>I studied Linear Programming at the Danzig Simplex Algorithm as well.
"At the" as in "at the altar of" is a nice way of putting it. My next program was compass and straightedge construction of the regular F(sub n)-gon for F(sub n) prime. Especially given the computer time/memory/cost limitations of the era, the lack of inherent recursion in FORTRAN was really frustrating.
>Coding an algorithm oneself is a way to help it sink in.
I haven't had anything to do with our numerical analysis classes for a long time so I don't know if it still the case or not but, last time I did, we required at least one project in anybody's favorite language for exactly that reason.
>Having a crummy language, though, can get in the way.
>Wayne's early edition Linear Algebra text (which I got a copy of) >has lots of code in the back for doing linear algebra. The language >(BASIC I think) is not taught in the regular text and in the back >it's somewhat dense and uncommented. You're just supposed to type >it in and cross your fingers you didn't make too many typos.
Not the earliest, thanks for remembering, nor the latest. Not only "cross your fingers" but also "quick and dirty" if you read carefully. So-called "rational numbers" as ordinary fractions are phony. They use early BASIC's idea of real arithmetic and just look for a close fraction. If they can't find one, they revert to "real". As with the Simplex Algorithm, I wanted something to teach with and offered the (floppy, while reminiscing) disk for free with the book.

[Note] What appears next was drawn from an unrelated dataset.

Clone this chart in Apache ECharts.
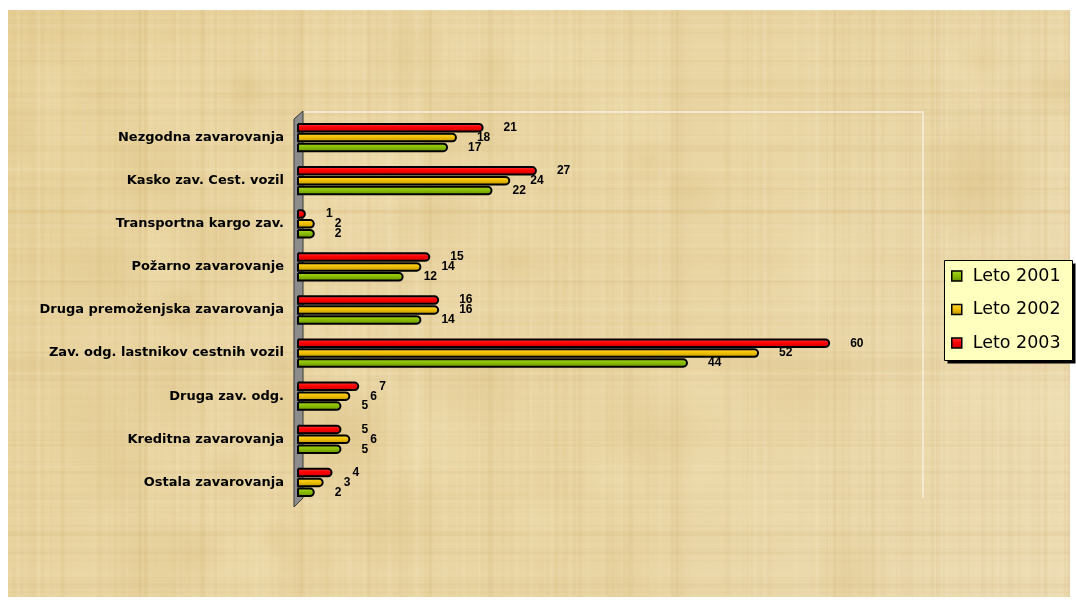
<!DOCTYPE html>
<html>
<head>
<meta charset="utf-8">
<script src="https://cdn.jsdelivr.net/npm/echarts@6/dist/echarts.min.js"></script>
<style>html,body{margin:0;padding:0;background:#fff}#c{width:1076px;height:604px}</style>
</head>
<body>
<div id="c"></div>
<script>
const categories = [
  'Nezgodna zavarovanja',
  'Kasko zav. Cest. vozil',
  'Transportna kargo zav.',
  'Požarno zavarovanje',
  'Druga premoženjska zavarovanja',
  'Zav. odg. lastnikov cestnih vozil',
  'Druga zav. odg.',
  'Kreditna zavarovanja',
  'Ostala zavarovanja'
];
const leto2001 = [17, 22, 2, 12, 14, 44, 5, 5, 2];
const leto2002 = [18, 24, 2, 14, 16, 52, 6, 6, 3];
const leto2003 = [21, 27, 1, 15, 16, 60, 7, 5, 4];
const legendNames = ['Leto 2001', 'Leto 2002', 'Leto 2003'];

function makePapyrus(w, h) {
  const c = document.createElement('canvas');
  c.width = w; c.height = h;
  const g = c.getContext('2d');
  const grad = g.createLinearGradient(0, 0, w, h);
  grad.addColorStop(0, '#e6cf96');
  grad.addColorStop(0.3, '#ead6a4');
  grad.addColorStop(0.6, '#e9d5a3');
  grad.addColorStop(1, '#eddcb3');
  g.fillStyle = grad; g.fillRect(0, 0, w, h);
  function hash(i) { const s = Math.sin(i * 12.9898) * 43758.5453; return s - Math.floor(s); }
  for (let i = 0; i < 260; i++) {
    const f = hash(i), x = hash(i + 1000) * w;
    g.fillStyle = f > 0.5 ? 'rgba(255,246,215,' + (0.05 + 0.1 * (f - 0.5)) + ')' : 'rgba(190,150,80,' + (0.03 + 0.05 * f) + ')';
    g.fillRect(x, 0, 1 + 4 * hash(i + 2000), h);
  }
  for (let i = 0; i < 180; i++) {
    const f = hash(i + 5000), y = hash(i + 6000) * h;
    g.fillStyle = f > 0.5 ? 'rgba(255,246,215,' + (0.04 + 0.08 * (f - 0.5)) + ')' : 'rgba(190,150,80,' + (0.03 + 0.05 * f) + ')';
    g.fillRect(0, y, w, 1 + 3 * hash(i + 7000));
  }
  for (let i = 0; i < 60; i++) {
    const f = hash(i + 9000);
    const x = hash(i + 9100) * w, y = hash(i + 9200) * h;
    const r = 20 + 50 * hash(i + 9300);
    const rg = g.createRadialGradient(x, y, 0, x, y, r);
    const col = f > 0.5 ? '245,232,190' : '215,185,120';
    rg.addColorStop(0, 'rgba(' + col + ',0.25)');
    rg.addColorStop(1, 'rgba(' + col + ',0)');
    g.fillStyle = rg; g.fillRect(x - r, y - r, 2 * r, 2 * r);
  }
  return c;
}

function grad(top, mid, bot) {
  return new echarts.graphic.LinearGradient(0, 0, 0, 1, [
    { offset: 0, color: top }, { offset: 0.45, color: mid }, { offset: 1, color: bot }
  ]);
}

const chart = echarts.init(document.getElementById('c'), null, { renderer: 'canvas' });

const labelStyle = {
  show: true, position: 'right', distance: 20,
  fontFamily: 'Liberation Sans', fontWeight: 'bold', fontSize: 12, color: '#000'
};
function barSeries(name, data, colors) {
  return {
    name: name, type: 'bar', data: data,
    barWidth: 9.5, barGap: '4%',
    itemStyle: { color: grad(colors[0], colors[1], colors[2]), borderColor: '#000', borderWidth: 2, borderRadius: [0, 4.5, 4.5, 0] },
    label: labelStyle,
    emphasis: { disabled: true }
  };
}

chart.setOption({
  animation: false,
  backgroundColor: '#fff',
  graphic: [
    { type: 'image', left: 8, top: 10, z: -10, style: { image: makePapyrus(1062, 587), x: 0, y: 0, width: 1062, height: 587 } },
    { type: 'polyline', z: -5, shape: { points: [[303, 112], [923, 112], [923, 498]] }, style: { stroke: '#f6f2de', lineWidth: 1.5, fill: null } },
    { type: 'polygon', z: -4, shape: { points: [[294, 119], [303, 111], [303, 498], [294, 507]] }, style: { fill: '#8c8c8c', stroke: '#3a3a3a', lineWidth: 1 } },
    { type: 'rect', z: -3, shape: { x: 947.5, y: 263.5, width: 128, height: 100 }, style: { fill: '#000' } },
    { type: 'rect', z: -2, shape: { x: 944.5, y: 260.5, width: 128, height: 100 }, style: { fill: '#ffffbe', stroke: '#000', lineWidth: 1 } }
  ],
  grid: { left: 297, right: 157, top: 116, bottom: 100, containLabel: false },
  xAxis: { type: 'value', min: 0, max: 70, show: false },
  yAxis: {
    type: 'category', data: categories, inverse: true,
    axisLine: { show: false }, axisTick: { show: false },
    axisLabel: { margin: 13, fontFamily: 'DejaVu Sans', fontWeight: 'bold', fontSize: 13, color: '#000' }
  },
  legend: {
    orient: 'vertical', left: 944, top: 260,
    data: legendNames,
    icon: 'rect', itemWidth: 10, itemHeight: 10, itemGap: 13.5,
    padding: [6, 12, 6, 7],
    textStyle: { fontFamily: 'DejaVu Sans', fontSize: 17.5, color: '#000', lineHeight: 20, padding: [0, 0, 0, 6] },
    itemStyle: { borderColor: '#000', borderWidth: 1.5 }
  },
  series: [
    barSeries('Leto 2003', leto2003, ['#ff4a4a', '#ff0000', '#c00000']),
    barSeries('Leto 2002', leto2002, ['#ffd845', '#f2c200', '#b89000']),
    barSeries('Leto 2001', leto2001, ['#a8d630', '#8cbf00', '#638c00'])
  ]
});
</script>
</body>
</html>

Including (especially!) row reduction of matrices that are not square and/or determinant of 0; not then easily available for free in order to completely solve systems of linear equations that have multiple solutions or no solution.
>But again, technology has moved on, and therefore pedagogy (potentially).
For some things, certainly. But mathematics remains mathematics and compromising it to genuflect to "technology" is not an appropriate part of your "therefore".